PROBLEM => All the data below goes into the copy word for word, but the pictures don't.
>>>
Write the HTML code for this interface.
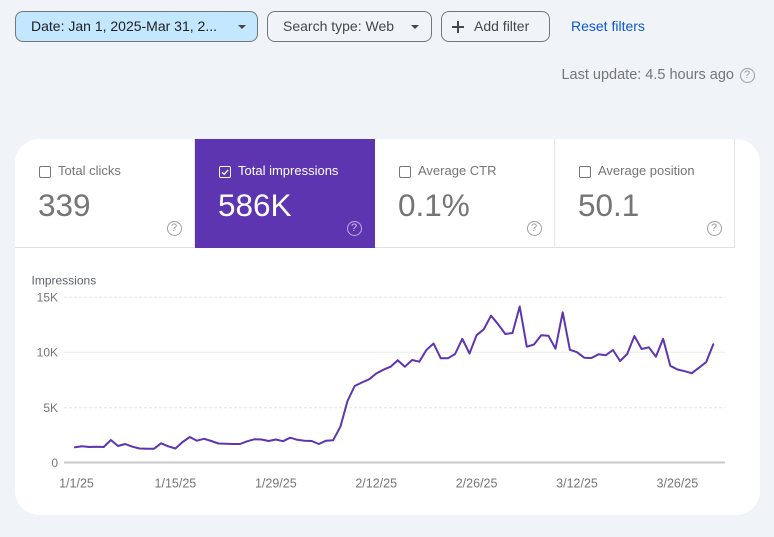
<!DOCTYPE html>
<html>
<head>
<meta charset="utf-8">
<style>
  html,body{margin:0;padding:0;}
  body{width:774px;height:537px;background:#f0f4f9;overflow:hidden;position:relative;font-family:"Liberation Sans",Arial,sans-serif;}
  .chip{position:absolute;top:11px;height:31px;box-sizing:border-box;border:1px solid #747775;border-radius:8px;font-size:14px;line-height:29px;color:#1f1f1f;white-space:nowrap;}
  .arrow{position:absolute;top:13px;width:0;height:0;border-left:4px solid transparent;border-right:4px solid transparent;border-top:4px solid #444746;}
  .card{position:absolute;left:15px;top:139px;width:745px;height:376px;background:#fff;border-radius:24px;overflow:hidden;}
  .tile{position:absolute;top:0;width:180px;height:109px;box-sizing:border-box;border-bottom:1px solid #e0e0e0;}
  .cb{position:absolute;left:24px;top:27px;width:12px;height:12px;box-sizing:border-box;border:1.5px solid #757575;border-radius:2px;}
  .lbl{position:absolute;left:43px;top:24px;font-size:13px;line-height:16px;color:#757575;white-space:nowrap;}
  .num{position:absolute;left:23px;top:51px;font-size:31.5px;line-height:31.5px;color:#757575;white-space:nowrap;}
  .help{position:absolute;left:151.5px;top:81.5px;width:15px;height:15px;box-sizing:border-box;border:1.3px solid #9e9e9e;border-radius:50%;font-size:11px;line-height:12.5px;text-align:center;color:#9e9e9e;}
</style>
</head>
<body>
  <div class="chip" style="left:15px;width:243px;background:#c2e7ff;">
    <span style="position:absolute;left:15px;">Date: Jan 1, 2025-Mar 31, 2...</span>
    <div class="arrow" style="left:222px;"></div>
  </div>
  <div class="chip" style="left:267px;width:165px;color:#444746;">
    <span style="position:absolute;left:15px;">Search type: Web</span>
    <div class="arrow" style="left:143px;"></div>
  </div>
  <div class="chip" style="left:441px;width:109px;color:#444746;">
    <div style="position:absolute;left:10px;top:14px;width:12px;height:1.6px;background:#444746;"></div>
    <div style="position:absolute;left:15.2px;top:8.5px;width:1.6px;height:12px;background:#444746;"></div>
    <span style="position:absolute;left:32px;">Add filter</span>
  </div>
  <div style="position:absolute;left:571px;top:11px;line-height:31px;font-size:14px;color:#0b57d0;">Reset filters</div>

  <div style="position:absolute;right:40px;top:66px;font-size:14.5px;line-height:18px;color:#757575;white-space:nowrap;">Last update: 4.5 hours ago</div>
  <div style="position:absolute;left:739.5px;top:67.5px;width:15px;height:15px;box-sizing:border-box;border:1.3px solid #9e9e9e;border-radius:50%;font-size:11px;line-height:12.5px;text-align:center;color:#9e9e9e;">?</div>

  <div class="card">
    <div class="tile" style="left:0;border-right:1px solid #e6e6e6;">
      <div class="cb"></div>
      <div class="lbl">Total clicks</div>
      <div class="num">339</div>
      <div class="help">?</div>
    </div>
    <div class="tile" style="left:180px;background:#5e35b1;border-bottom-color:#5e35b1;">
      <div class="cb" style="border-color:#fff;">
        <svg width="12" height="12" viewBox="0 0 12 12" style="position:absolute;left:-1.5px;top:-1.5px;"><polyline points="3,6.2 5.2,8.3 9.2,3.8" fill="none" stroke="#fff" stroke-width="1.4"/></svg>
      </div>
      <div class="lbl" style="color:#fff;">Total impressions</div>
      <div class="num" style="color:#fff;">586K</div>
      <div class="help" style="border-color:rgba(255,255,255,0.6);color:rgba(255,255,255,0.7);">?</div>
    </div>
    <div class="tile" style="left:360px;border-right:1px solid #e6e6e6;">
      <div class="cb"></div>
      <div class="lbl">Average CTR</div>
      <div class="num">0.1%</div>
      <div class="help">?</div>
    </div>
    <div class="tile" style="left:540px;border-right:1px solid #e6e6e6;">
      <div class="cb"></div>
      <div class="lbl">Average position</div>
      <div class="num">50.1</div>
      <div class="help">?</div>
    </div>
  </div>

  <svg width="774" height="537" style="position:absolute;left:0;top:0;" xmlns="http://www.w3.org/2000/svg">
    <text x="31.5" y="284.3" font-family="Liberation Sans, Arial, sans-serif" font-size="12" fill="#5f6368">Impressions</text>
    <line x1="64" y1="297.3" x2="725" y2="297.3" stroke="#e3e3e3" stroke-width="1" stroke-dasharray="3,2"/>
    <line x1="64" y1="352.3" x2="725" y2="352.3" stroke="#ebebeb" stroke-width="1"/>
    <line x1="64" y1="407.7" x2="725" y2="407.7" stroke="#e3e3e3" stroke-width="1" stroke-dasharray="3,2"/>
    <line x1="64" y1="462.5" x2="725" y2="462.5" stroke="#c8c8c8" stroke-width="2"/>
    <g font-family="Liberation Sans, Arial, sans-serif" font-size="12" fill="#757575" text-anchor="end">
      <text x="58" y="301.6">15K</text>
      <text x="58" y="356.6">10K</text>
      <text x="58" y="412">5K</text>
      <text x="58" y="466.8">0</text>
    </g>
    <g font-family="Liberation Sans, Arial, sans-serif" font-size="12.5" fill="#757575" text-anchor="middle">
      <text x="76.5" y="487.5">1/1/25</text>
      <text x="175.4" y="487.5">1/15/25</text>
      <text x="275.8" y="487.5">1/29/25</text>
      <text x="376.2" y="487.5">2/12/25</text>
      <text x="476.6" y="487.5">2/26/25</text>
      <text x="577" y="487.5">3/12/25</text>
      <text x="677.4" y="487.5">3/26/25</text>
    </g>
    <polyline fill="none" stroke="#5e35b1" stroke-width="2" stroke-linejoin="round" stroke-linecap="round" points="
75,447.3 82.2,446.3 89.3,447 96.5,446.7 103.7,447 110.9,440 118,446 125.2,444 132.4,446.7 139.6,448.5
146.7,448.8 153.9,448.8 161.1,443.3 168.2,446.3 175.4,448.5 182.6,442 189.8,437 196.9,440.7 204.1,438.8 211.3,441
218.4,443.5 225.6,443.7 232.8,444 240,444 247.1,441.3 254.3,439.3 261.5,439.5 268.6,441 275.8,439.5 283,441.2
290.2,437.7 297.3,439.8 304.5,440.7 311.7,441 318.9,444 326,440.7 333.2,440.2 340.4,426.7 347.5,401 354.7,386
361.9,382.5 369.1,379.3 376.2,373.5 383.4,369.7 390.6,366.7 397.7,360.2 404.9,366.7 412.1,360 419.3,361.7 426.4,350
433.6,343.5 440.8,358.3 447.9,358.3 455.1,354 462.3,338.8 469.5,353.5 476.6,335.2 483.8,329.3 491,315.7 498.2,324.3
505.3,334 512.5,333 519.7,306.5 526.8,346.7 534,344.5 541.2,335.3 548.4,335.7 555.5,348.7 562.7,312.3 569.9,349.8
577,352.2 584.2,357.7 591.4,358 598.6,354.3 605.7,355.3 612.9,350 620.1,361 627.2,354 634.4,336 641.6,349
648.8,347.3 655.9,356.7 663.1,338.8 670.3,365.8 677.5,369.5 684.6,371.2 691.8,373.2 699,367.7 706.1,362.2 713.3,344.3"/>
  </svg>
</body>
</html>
<<<
ANSWER =>
Write the HTML code for this interface.
<!DOCTYPE html>
<html>
<head>
<meta charset="utf-8">
<style>
  html,body{margin:0;padding:0;}
  body{width:774px;height:537px;background:#f0f4f9;overflow:hidden;position:relative;font-family:"Liberation Sans",Arial,sans-serif;}
  .chip{position:absolute;top:11px;height:31px;box-sizing:border-box;border:1px solid #747775;border-radius:8px;font-size:14px;line-height:29px;color:#1f1f1f;white-space:nowrap;}
  .arrow{position:absolute;top:13px;width:0;height:0;border-left:4px solid transparent;border-right:4px solid transparent;border-top:4px solid #444746;}
  .card{position:absolute;left:15px;top:139px;width:745px;height:376px;background:#fff;border-radius:24px;overflow:hidden;}
  .tile{position:absolute;top:0;width:180px;height:109px;box-sizing:border-box;border-bottom:1px solid #e0e0e0;}
  .cb{position:absolute;left:24px;top:27px;width:12px;height:12px;box-sizing:border-box;border:1.5px solid #757575;border-radius:2px;}
  .lbl{position:absolute;left:43px;top:24px;font-size:13px;line-height:16px;color:#757575;white-space:nowrap;}
  .num{position:absolute;left:23px;top:51px;font-size:31.5px;line-height:31.5px;color:#757575;white-space:nowrap;}
  .help{position:absolute;left:151.5px;top:81.5px;width:15px;height:15px;box-sizing:border-box;border:1.3px solid #9e9e9e;border-radius:50%;font-size:11px;line-height:12.5px;text-align:center;color:#9e9e9e;}
</style>
</head>
<body>
  <div class="chip" style="left:15px;width:243px;background:#c2e7ff;">
    <span style="position:absolute;left:15px;">Date: Jan 1, 2025-Mar 31, 2...</span>
    <div class="arrow" style="left:222px;"></div>
  </div>
  <div class="chip" style="left:267px;width:165px;color:#444746;">
    <span style="position:absolute;left:15px;">Search type: Web</span>
    <div class="arrow" style="left:143px;"></div>
  </div>
  <div class="chip" style="left:441px;width:109px;color:#444746;">
    <div style="position:absolute;left:10px;top:14px;width:12px;height:1.6px;background:#444746;"></div>
    <div style="position:absolute;left:15.2px;top:8.5px;width:1.6px;height:12px;background:#444746;"></div>
    <span style="position:absolute;left:32px;">Add filter</span>
  </div>
  <div style="position:absolute;left:571px;top:11px;line-height:31px;font-size:14px;color:#0b57d0;">Reset filters</div>

  <div style="position:absolute;right:40px;top:66px;font-size:14.5px;line-height:18px;color:#757575;white-space:nowrap;">Last update: 4.5 hours ago</div>
  <div style="position:absolute;left:739.5px;top:67.5px;width:15px;height:15px;box-sizing:border-box;border:1.3px solid #9e9e9e;border-radius:50%;font-size:11px;line-height:12.5px;text-align:center;color:#9e9e9e;">?</div>

  <div class="card">
    <div class="tile" style="left:0;border-right:1px solid #e6e6e6;">
      <div class="cb"></div>
      <div class="lbl">Total clicks</div>
      <div class="num">339</div>
      <div class="help">?</div>
    </div>
    <div class="tile" style="left:180px;background:#5e35b1;border-bottom-color:#5e35b1;">
      <div class="cb" style="border-color:#fff;">
        <svg width="12" height="12" viewBox="0 0 12 12" style="position:absolute;left:-1.5px;top:-1.5px;"><polyline points="3,6.2 5.2,8.3 9.2,3.8" fill="none" stroke="#fff" stroke-width="1.4"/></svg>
      </div>
      <div class="lbl" style="color:#fff;">Total impressions</div>
      <div class="num" style="color:#fff;">586K</div>
      <div class="help" style="border-color:rgba(255,255,255,0.6);color:rgba(255,255,255,0.7);">?</div>
    </div>
    <div class="tile" style="left:360px;border-right:1px solid #e6e6e6;">
      <div class="cb"></div>
      <div class="lbl">Average CTR</div>
      <div class="num">0.1%</div>
      <div class="help">?</div>
    </div>
    <div class="tile" style="left:540px;border-right:1px solid #e6e6e6;">
      <div class="cb"></div>
      <div class="lbl">Average position</div>
      <div class="num">50.1</div>
      <div class="help">?</div>
    </div>
  </div>

  <svg width="774" height="537" style="position:absolute;left:0;top:0;" xmlns="http://www.w3.org/2000/svg">
    <text x="31.5" y="284.3" font-family="Liberation Sans, Arial, sans-serif" font-size="12" fill="#5f6368">Impressions</text>
    <line x1="64" y1="297.3" x2="725" y2="297.3" stroke="#e3e3e3" stroke-width="1" stroke-dasharray="3,2"/>
    <line x1="64" y1="352.3" x2="725" y2="352.3" stroke="#ebebeb" stroke-width="1"/>
    <line x1="64" y1="407.7" x2="725" y2="407.7" stroke="#e3e3e3" stroke-width="1" stroke-dasharray="3,2"/>
    <line x1="64" y1="462.5" x2="725" y2="462.5" stroke="#c8c8c8" stroke-width="2"/>
    <g font-family="Liberation Sans, Arial, sans-serif" font-size="12" fill="#757575" text-anchor="end">
      <text x="58" y="301.6">15K</text>
      <text x="58" y="356.6">10K</text>
      <text x="58" y="412">5K</text>
      <text x="58" y="466.8">0</text>
    </g>
    <g font-family="Liberation Sans, Arial, sans-serif" font-size="12.5" fill="#757575" text-anchor="middle">
      <text x="76.5" y="487.5">1/1/25</text>
      <text x="175.4" y="487.5">1/15/25</text>
      <text x="275.8" y="487.5">1/29/25</text>
      <text x="376.2" y="487.5">2/12/25</text>
      <text x="476.6" y="487.5">2/26/25</text>
      <text x="577" y="487.5">3/12/25</text>
      <text x="677.4" y="487.5">3/26/25</text>
    </g>
    <polyline fill="none" stroke="#5e35b1" stroke-width="2" stroke-linejoin="round" stroke-linecap="round" points="
75,447.3 82.2,446.3 89.3,447 96.5,446.7 103.7,447 110.9,440 118,446 125.2,444 132.4,446.7 139.6,448.5
146.7,448.8 153.9,448.8 161.1,443.3 168.2,446.3 175.4,448.5 182.6,442 189.8,437 196.9,440.7 204.1,438.8 211.3,441
218.4,443.5 225.6,443.7 232.8,444 240,444 247.1,441.3 254.3,439.3 261.5,439.5 268.6,441 275.8,439.5 283,441.2
290.2,437.7 297.3,439.8 304.5,440.7 311.7,441 318.9,444 326,440.7 333.2,440.2 340.4,426.7 347.5,401 354.7,386
361.9,382.5 369.1,379.3 376.2,373.5 383.4,369.7 390.6,366.7 397.7,360.2 404.9,366.7 412.1,360 419.3,361.7 426.4,350
433.6,343.5 440.8,358.3 447.9,358.3 455.1,354 462.3,338.8 469.5,353.5 476.6,335.2 483.8,329.3 491,315.7 498.2,324.3
505.3,334 512.5,333 519.7,306.5 526.8,346.7 534,344.5 541.2,335.3 548.4,335.7 555.5,348.7 562.7,312.3 569.9,349.8
577,352.2 584.2,357.7 591.4,358 598.6,354.3 605.7,355.3 612.9,350 620.1,361 627.2,354 634.4,336 641.6,349
648.8,347.3 655.9,356.7 663.1,338.8 670.3,365.8 677.5,369.5 684.6,371.2 691.8,373.2 699,367.7 706.1,362.2 713.3,344.3"/>
  </svg>
</body>
</html>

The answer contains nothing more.